Andrea Wachter, psychotherapist, on choosing a lifelong partner: “Everyone has different needs, values, and circumstances”
Love at first sight may be the dream for romantics, but if stability is desired, these four criteria may help.


Choosing a lifelong partner is one of the most consequential decisions most people will ever make, yet it is rarely something we are formally taught how to do. According to licensed psychotherapist Andrea Wachter, attraction and love are often mistaken for a complete strategy, and that can leave many people learning the ropes through repetition, disappointment, and, effectively, trial and error.
Writing in Psychology Today, Wachter argues that early relationship templates – especially those observed in childhood – shape adult choices. For some, those models are healthy and supportive. For others, they can hide certain patterns that are emotionally unsatisfying or unstable.
Wachter traces a turning point in her own dating life to a deceptively simple framework shared by Juli Vinik, who believed that long-term partnerships only work when four essential criteria are met. Partial alignment, Vinik insisted, is not enough.
What are the four pillars of stable relationships?
The first criterion is liking or loving how you are treated. Kindness, respect, and emotionally mature communication are non-negotiable, particularly when conflict arises. The second is respect in the other direction: genuine admiration for who your partner is, how they live, and the values they hold.
Third comes compatibility, rated on a scale from zero to ten. You do not need identical interests, but a score of five or higher suggests enough overlap in goals, priorities, and lifestyle to build something sustainable. The fourth criterion is chemistry, also rated from zero to ten. While constant fireworks are unrealistic, mutual attraction and emotional energy need to clear a basic threshold to endure over time.
Is it best to wait for Mr/Miss ‘Right for me’?
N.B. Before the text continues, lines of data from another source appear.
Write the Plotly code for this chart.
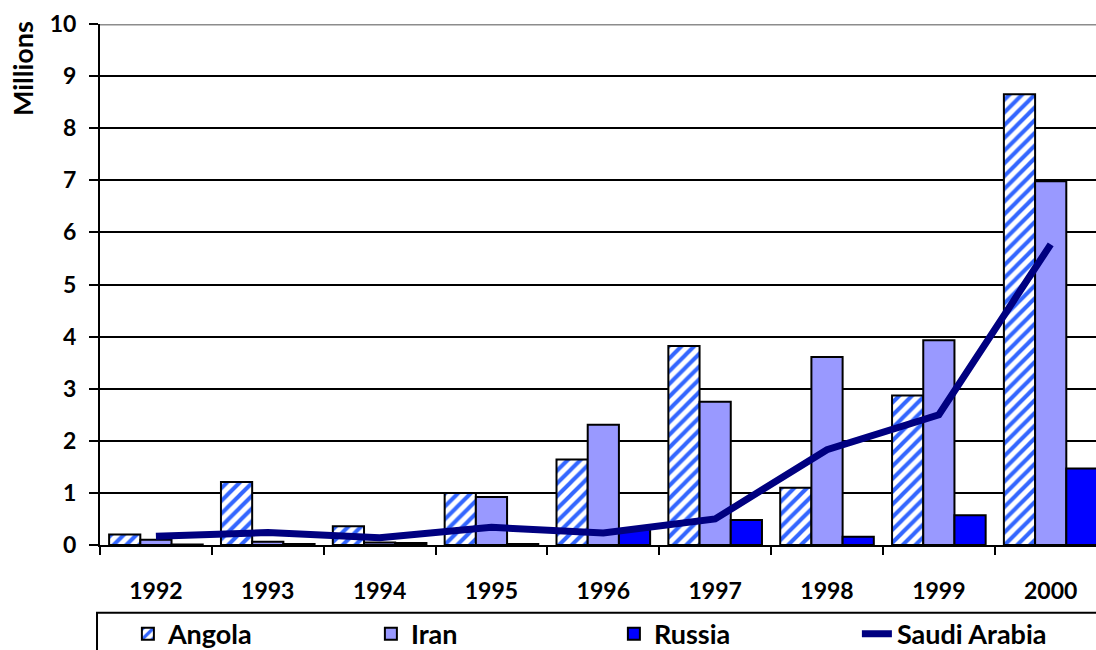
import plotly.graph_objects as go

# Annual values, in millions
years = ["1992", "1993", "1994", "1995", "1996", "1997", "1998", "1999", "2000"]
angola = [0.20, 1.21, 0.36, 1.00, 1.64, 3.82, 1.10, 2.87, 8.65]
iran = [0.10, 0.06, 0.05, 0.92, 2.31, 2.75, 3.61, 3.93, 6.98]
russia = [0.01, 0.02, 0.04, 0.02, 0.30, 0.48, 0.16, 0.57, 1.47]
saudi_arabia = [0.17, 0.24, 0.14, 0.34, 0.23, 0.50, 1.83, 2.50, 5.77]

y_ticks = list(range(0, 11))

FONT = "Lato"
outline = dict(color="black", width=2)

fig = go.Figure()

fig.add_trace(go.Bar(
    x=years, y=angola, name="Angola",
    marker=dict(
        color="white",
        line=outline,
        pattern=dict(shape="/", fgcolor="#3366FF", bgcolor="white",
                     fgopacity=1, size=9, solidity=0.45, fillmode="replace"),
    ),
))
fig.add_trace(go.Bar(
    x=years, y=iran, name="Iran",
    marker=dict(color="#9999FF", line=outline),
))
fig.add_trace(go.Bar(
    x=years, y=russia, name="Russia",
    marker=dict(color="#0000FF", line=outline),
))
fig.add_trace(go.Scatter(
    x=years, y=saudi_arabia, name="Saudi Arabia",
    mode="lines",
    line=dict(color="#000080", width=7),
))

fig.update_layout(
    width=1096, height=650,
    margin=dict(l=100, r=0, t=24, b=105, autoexpand=False),
    paper_bgcolor="white", plot_bgcolor="white",
    barmode="group", bargap=0.163, bargroupgap=0,
    font=dict(family=FONT, color="black"),
    showlegend=True,
    legend=dict(
        orientation="h",
        x=0.028, xanchor="left",
        y=-0.171, yanchor="middle",
        entrywidth=198, entrywidthmode="pixels",
        font=dict(family=FONT, size=27, weight="bold", color="black"),
        bgcolor="rgba(0,0,0,0)",
        traceorder="normal",
    ),
    xaxis=dict(
        type="category",
        range=[-0.5, 8.405],
        showline=True, linecolor="black", linewidth=2,
        ticks="outside", tickson="boundaries", ticklen=8,
        tickwidth=2, tickcolor="black",
        ticklabelstandoff=24,
        tickfont=dict(family=FONT, size=23, weight="bold", color="black"),
        showgrid=False,
    ),
    yaxis=dict(
        range=[0, 10],
        tickvals=y_ticks,
        showline=True, linecolor="black", linewidth=2,
        ticks="outside", ticklen=9, tickwidth=2, tickcolor="black",
        ticklabelstandoff=8,
        tickfont=dict(family=FONT, size=23, weight="bold", color="black"),
        showgrid=True, gridcolor="black", gridwidth=2,
        zeroline=False,
    ),
    annotations=[
        dict(
            text="Millions", textangle=-90,
            xref="paper", yref="paper",
            x=-0.078, y=0.914, xanchor="center", yanchor="middle",
            showarrow=False,
            font=dict(family=FONT, size=27, weight="bold", color="black"),
        ),
    ],
    shapes=[
        # grey top edge of the plotting area
        dict(type="line", xref="paper", yref="y", x0=0, x1=1, y0=10, y1=10,
             line=dict(color="#8C8C8C", width=3), layer="above"),
        # frame around the legend
        dict(type="rect", xref="paper", yref="paper",
             x0=-0.003, x1=1.05, y0=-0.13, y1=-0.3,
             line=dict(color="black", width=2), layer="above"),
    ],
)

fig.write_html("out.html")
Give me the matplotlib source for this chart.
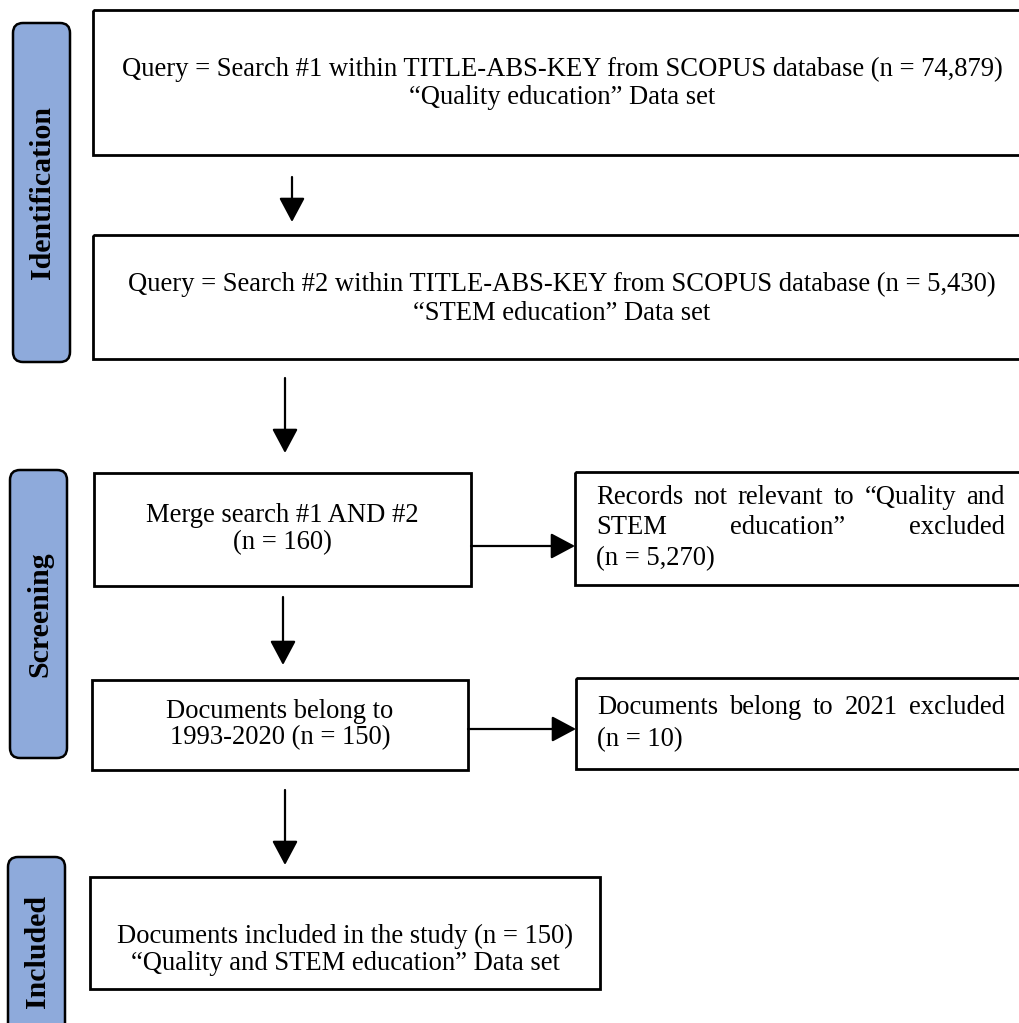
import matplotlib.pyplot as plt
from matplotlib.patches import Rectangle, FancyBboxPatch, FancyArrowPatch

plt.rcParams['font.family'] = ['Liberation Serif', 'DejaVu Serif']

# stage labels on the left
stages = ['Identification', 'Screening', 'Included']

# box texts
box1_lines = ['Query = Search #1 within TITLE-ABS-KEY from SCOPUS database (n = 74,879)',
              '\u201cQuality education\u201d Data set']
box2_lines = ['Query = Search #2 within TITLE-ABS-KEY from SCOPUS database (n = 5,430)',
              '\u201cSTEM education\u201d Data set']
merge_lines = ['Merge search #1 AND #2', '(n = 160)']
docs_lines = ['Documents belong to', '1993-2020 (n = 150)']
incl_lines = ['Documents included in the study (n = 150)',
              '\u201cQuality and STEM education\u201d Data set']
excl1_lines = ['Records not relevant to \u201cQuality and',
               'STEM education\u201d excluded', '(n = 5,270)']
excl2_lines = ['Documents belong to 2021 excluded', '(n = 10)']

W, H = 1019, 1023
fig = plt.figure(figsize=(W / 100, H / 100), dpi=100)
ax = fig.add_axes([0, 0, 1, 1])
ax.set_xlim(0, W)
ax.set_ylim(H, 0)
ax.axis('off')

FS = 19.2
FSB = 21.5
blue = '#8eaadb'


def box(x0, y0, x1, y1):
    ax.add_patch(Rectangle((x0, y0), x1 - x0, y1 - y0, fill=False,
                           edgecolor='black', lw=2))


def stage(x0, y0, x1, y1, label):
    ax.add_patch(FancyBboxPatch((x0 + 10, y0 + 10), x1 - x0 - 20, y1 - y0 - 20,
                                boxstyle='round,pad=10', facecolor=blue,
                                edgecolor='black', lw=1.8))
    ax.text((x0 + x1) / 2 + 1, (y0 + y1) / 2, label, rotation=90, ha='center',
            va='center', fontsize=FSB, fontweight='bold')


def centered(cx, ys, lines):
    for y, t in zip(ys, lines):
        ax.text(cx, y, t, ha='center', va='center', fontsize=FS)


def arrow(x0, y0, x1, y1):
    ax.add_patch(FancyArrowPatch((x0, y0), (x1, y1),
                                 arrowstyle='-|>,head_length=0.75,head_width=0.4',
                                 mutation_scale=20, lw=1.6, color='black',
                                 shrinkA=0, shrinkB=0))


renderer = fig.canvas.get_renderer()


def justified(x0, x1, y, line):
    words = line.split()
    objs = [ax.text(0, y, w, ha='left', va='center', fontsize=FS) for w in words]
    widths = [o.get_window_extent(renderer).width for o in objs]
    gap = (x1 - x0 - sum(widths)) / (len(words) - 1)
    x = x0
    for o, w in zip(objs, widths):
        o.set_x(x)
        x += w + gap


# left stage bars
stage(13, 23, 70, 362, stages[0])
stage(10, 470, 67, 758, stages[1])
stage(8, 857, 65, 1045, stages[2])

# identification boxes
box(93, 10, 1030, 155)
centered(562, [69, 98], box1_lines)
arrow(292, 177, 292, 222)

box(93, 235, 1030, 359)
centered(562, [284, 313], box2_lines)
arrow(285, 378, 285, 453)

# screening boxes
box(94, 473, 471, 586)
centered(282, [516, 543], merge_lines)
arrow(471, 546, 575, 546)

box(575, 472, 1030, 585)
justified(596, 1005, 498, excl1_lines[0])
justified(596, 1005, 528, excl1_lines[1])
ax.text(596, 559, excl1_lines[2], ha='left', va='center', fontsize=FS)

arrow(283, 597, 283, 665)

box(92, 680, 468, 770)
centered(280, [711, 738], docs_lines)
arrow(468, 729, 576, 729)

box(576, 678, 1030, 769)
justified(597, 1005, 708, excl2_lines[0])
ax.text(597, 740, excl2_lines[1], ha='left', va='center', fontsize=FS)

arrow(285, 790, 285, 865)

# included box
box(90, 877, 600, 989)
centered(345, [936, 963], incl_lines)

fig.savefig('out.png', dpi=100)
Wachter is pretty candid about how difficult it can be to wait for all four elements, especially amid cultural pressure, age-related anxiety, and well-meaning advice to compromise. She describes dating people who met two or even three criteria, and the self-doubt that followed when she chose not to settle. In hindsight, she says, patience paid off. She eventually met a partner who checked every box, and they have been happily married for many years.
It’s fair to say that this guide is not a rigid rulebook, but more of a tool. Wachter emphasizes that relationships are deeply personal, and that everyone brings different needs, values, and circumstances to the table. What matters is choosing intentionally rather than drifting into long-term commitment by default. Or even worse, being pressured into it.
Hopefully this can help people slow down their decision making allowing them to recognize when something is genuinely right. Just being familiar may not be worth settling for.